Surface-water temperatures above the deepest parts of Lake Superior are expected to be at least 6 degrees Fahrenheit colder than normal by August, delaying the onset of the evaporation season and raising water levels at a faster-than-normal clip.
Those are some of the findings and implications of a seasonal water-temperature forecast for the lake issued today by a research team funded in part by the University of Michigan.
Reduced evaporation on Lake Superior could result in water-level gains of up to 10 inches by next spring, though a lot will also depend on precipitation totals, said climatologist John Lenters, leader of the research project and a senior scientist at Ann Arbor-based LimnoTech, an environmental consulting firm.
“All else being equal, we’d expect to save maybe 10 inches of water on Lake Superior, but of course the big wild card in the water-level game is precipitation,” Lenters said.
Water-level gains are expected in other Great Lakes, as well, following a frigid winter in which ice covered more than 90 percent of the lakes’ surface and seasonal snowfall records were broken in the Detroit area. Small icebergs are still visible on Lake Superior, the deepest and northernmost of the five Great Lakes, more than a month after the lake is normally ice-free.
In a follow-up to evaporation studies funded by the Great Lakes Integrated Sciences and Assessments Center, a federally funded collaboration between U-M and Michigan State University, Lenters and his colleagues developed a map-based water-temperature forecasting tool called SLATE, which stands for Seasonal Lake Temperature Energetics model.
The experimental model was used to generate the Lake Superior forecast and may later be used to create similar surface-water temperature forecasts for all five Great Lakes—possibly even evaporation forecasts. SLATE is believed to be the first map-based forecasting tool that shows anticipated variations in surface-water temperature from place to place across one of the Great Lakes.
The Lake Superior forecast is expected to be of interest to swimmers, boaters, anglers and others who will be affected by chilly water temperatures not seen since perhaps as far back as 1979.
“If you’re planning to go swimming in Lake Superior this summer, you should probably stay close to shore,” said Peter Blanken, a co-investigator from the University of Colorado.
The U.S. Coast Guard in Marquette has already expressed interest in using the Lake Superior forecast to help plan summer search-and-rescue operations. And a long-distance swimmer who is planning a trek from Milwaukee to Chicago in Lake Michigan this summer has also asked about water temperature forecasts.
Lake Superior surface-water temperatures averaged 1 or 2 degrees Fahrenheit below their long-term average at the end of May. According to the new forecast, however, surface temperatures over the deepest parts of the lake—between 1,000 and 1,300 feet—will be at least 6 degrees below normal by August and will still be in the 40s.

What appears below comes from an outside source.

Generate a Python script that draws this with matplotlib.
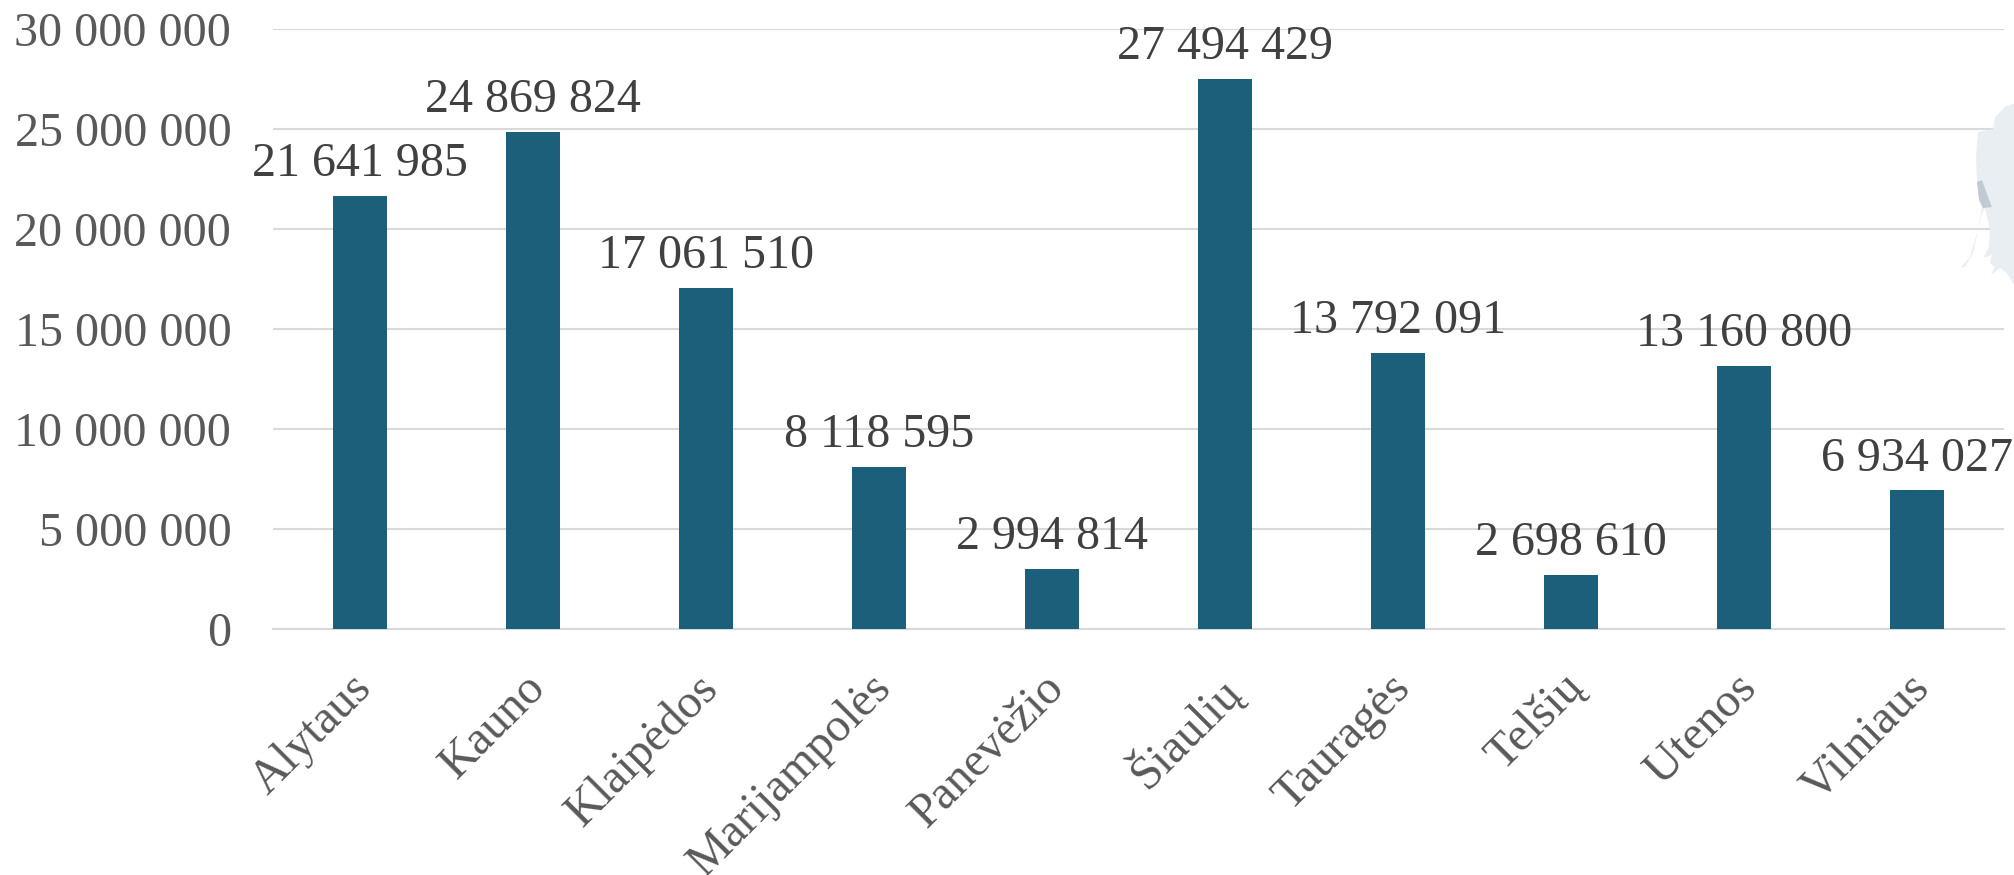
import matplotlib
matplotlib.use("Agg")
import matplotlib.pyplot as plt
from matplotlib.patches import Polygon
from matplotlib.transforms import Affine2D

regions = ["Alytaus", "Kauno", "Klaipėdos", "Marijampolės", "Panevėžio",
           "Šiaulių", "Tauragės", "Telšių", "Utenos", "Vilniaus"]
values = [21641985, 24869824, 17061510, 8118595, 2994814,
          27494429, 13792091, 2698610, 13160800, 6934027]
yticks = [0, 5000000, 10000000, 15000000, 20000000, 25000000, 30000000]

# faint map fragment behind the chart, pixel outline of the reference
map_land = [(2015, 103), (2005, 107), (1995, 117), (1993, 129), (1978, 132),
            (1976, 157), (1977, 182), (1982, 207), (1978, 230), (1970, 257),
            (1961, 267), (1965, 267), (1973, 253), (1982, 213), (1985, 208),
            (1990, 230), (1989, 247), (1983, 258), (1992, 255), (1990, 263),
            (1995, 267), (1991, 275), (2000, 268), (2007, 273), (2015, 287)]
map_dark = [(1977, 182), (1982, 180), (1988, 197), (1992, 207), (1983, 208),
            (1979, 200)]


def spaced(v):
    return f"{v:,}".replace(",", " ")


plt.rcParams["font.family"] = ["Liberation Serif", "DejaVu Serif"]

W, H = 2015, 875
FS = 34.6
fig = plt.figure(figsize=(W / 100, H / 100), dpi=100)
ax = fig.add_axes([273 / W, 1 - 629 / H, (2004 - 273) / W, 600 / H])
ax.patch.set_visible(False)

# pixel coordinates, y down
px = Affine2D().scale(1, -1).translate(0, H)
fig.patches.append(Polygon(map_land, closed=True, fc="#e9eef2", ec="none",
                           transform=px, figure=fig))
fig.patches.append(Polygon(map_dark, closed=True, fc="#bfcbd0", ec="none",
                           transform=px, figure=fig))

ax.set_xlim(-0.5, 9.5)
ax.set_ylim(0, 30000000)
ax.bar(range(len(values)), values, width=0.312, color="#1b5f7a", zorder=3)

ax.set_yticks(yticks)
ax.set_yticklabels([spaced(v) for v in yticks], fontsize=FS, color="#595959")
ax.grid(axis="y", color="#d9d9d9", lw=1.5, zorder=0)
ax.set_axisbelow(True)
for s in ["top", "right", "left"]:
    ax.spines[s].set_visible(False)
ax.spines["bottom"].set_color("#d9d9d9")
ax.spines["bottom"].set_linewidth(1.5)
ax.tick_params(axis="both", length=0)
ax.tick_params(axis="y", pad=30)

ax.set_xticks(range(len(regions)))
ax.set_xticklabels(regions, fontsize=FS, color="#595959", rotation=45,
                   ha="right", rotation_mode="anchor")
ax.tick_params(axis="x", pad=26.4)
# Excel puts the rotated label end a little left of where mpl would
for lab in ax.get_xticklabels():
    lab.set_transform(lab.get_transform() + Affine2D().translate(-10, 0))

for i, v in enumerate(values):
    ax.annotate(spaced(v), (i, v), xytext=(0, 7), textcoords="offset points",
                ha="center", va="bottom", fontsize=FS, color="#404040",
                annotation_clip=False, zorder=5)

fig.savefig("out.png", dpi=100)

The surface-water temperature anomalies in Lake Superior will be greatest over the deepest waters because those areas have an extensive “thermal memory” and can’t rebound as quickly from extremely cold winters. Shallower parts of the lake, however, “forget the winter quite quickly,” Lenters said.
Thermal memory is due to the deep mixing of lake water that occurs each spring: The deeper the water, the longer it takes for the lake to thoroughly mix and warm to 39 degrees, after which the top layer begins to warm much more rapidly.
“The colder-than-normal temperatures in Lake Superior are expected to delay the start of the annual evaporation season by four to six weeks,” Blanken said. “That will definitely be good for water levels.”
Massive fog banks have been spotted rolling off Lake Michigan and Lake Superior this spring. Heading into summer, chilly water temperatures mean that’s likely to continue.
“It’s going to be the summer of fog,” Blanken said. “The water will stay really cold, but summer air tends to be warm and humid. And any time you get that combination, you’re going to have condensation and fog—basically evaporation in reverse.”
Detailed Lake Superior depth data, heat flux measurements from Stannard Rock lighthouse, and buoy-based estimates of May surface-water temperatures were fed into the SLATE model to create the summer forecast. Because the model can be used to simulate a lake’s response to both warming and cooling events, it will also prove useful for studying how the Great Lakes may respond to climate change.
“The way these massive water bodies respond to extreme events like this past winter is complex,” said Don Scavia, director of the Graham Sustainability Institute, which oversees the Great Lakes Integrated Sciences and Assessments Center, known as GLISA, at U-M. “This work will help improve both short- and long-range forecasts of their response to both weather and climate change.”
SLATE was developed by researchers at LimnoTech, the University of Colorado and Environment Canada, with help from collaborators at Michigan Tech Research Institute.
Many of the same researchers helped establish a network of five weather stations—known as the Great Lakes Evaporation Network, or GLEN—to make year-round measurements of Great Lakes evaporation.
The Lake Superior water-temperature forecast will be updated throughout the summer using satellite-based observations of surface-water temperatures. Next year, data from the GLEN network will be used to determine how Lake Superior surface-water temperatures affected the amount of evaporation.